Apakah COD betul haram ?
Sebelum melakukan pendekatan fiqh transaksi COD, kemudian memberikan penilaian "apakah betul haram hukumnya?" ada baiknya kita memahami terlebih dahulu tiga pembagian jual beli kaali' bil kaali' berserta contoh-contohnya menurut para ulama:

1) Membatalkan hutang dengan hutang.

Contohnya :
a) Tanggungan atau hutang penjual (penyedia barang) dalam transaksi salam dijual kembali sebelum barang diserahkan.
Gambaran kasus : Si A melakukan transaksi salam kepada si B 10 kwuintal beras seharga 1 juta, saat jatuh tempo penyerahan beras, berasnya belum bisa diserahkan si B, lalu ia berkata : Anggap berasnya sudah ada, sekarang kamu jual saja ke saya 1.5 jt dengan pembayaran 3 bulan lagi. Kemudian mereka setuju melakukan akad. Dimana sejatinya si A tidak menjual beras pada si B, karena berasnya belum ada dan sekalipun dianggap ada, maka beras itu bukan dalam tanggungannya, namun dalam tanggungan si B. Ditambah lagi beras dan uang adalah komoditi riba yang harus memiliki rambu-ramb khusus yang perlu diperhatikan khususnya dalam permasalahan serah terima fisik objek transaksinya.

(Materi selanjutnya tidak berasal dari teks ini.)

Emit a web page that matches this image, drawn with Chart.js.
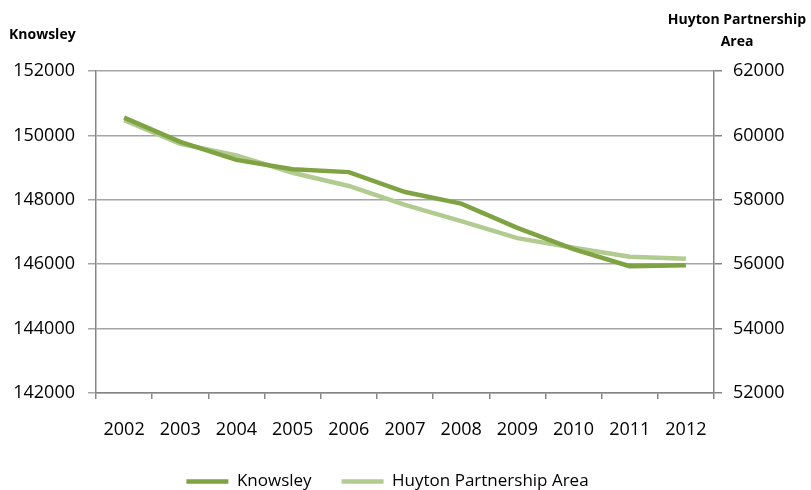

b) Jual beli dengan pembayaran tertunda kemudian harga dinaikkan ketika tidak lunas tepat waktu. Saat jatuh tempo pembayaran, si A belum bisa melunasi motor kreditnya. Maka si A bilang : udah gini aja, tolong jual lagi motor itu ke saya secara kredit 6 bulan lagi dengan penambahan biaya 3 juta lagi, kemudian mereka setuju, tanpa motor dikembalikan dahulu. Ini jelas serupa dengan riba jahiliyyah, dimana adanya sanksi atau finalty akan keterlambatan pembayaran tagihan.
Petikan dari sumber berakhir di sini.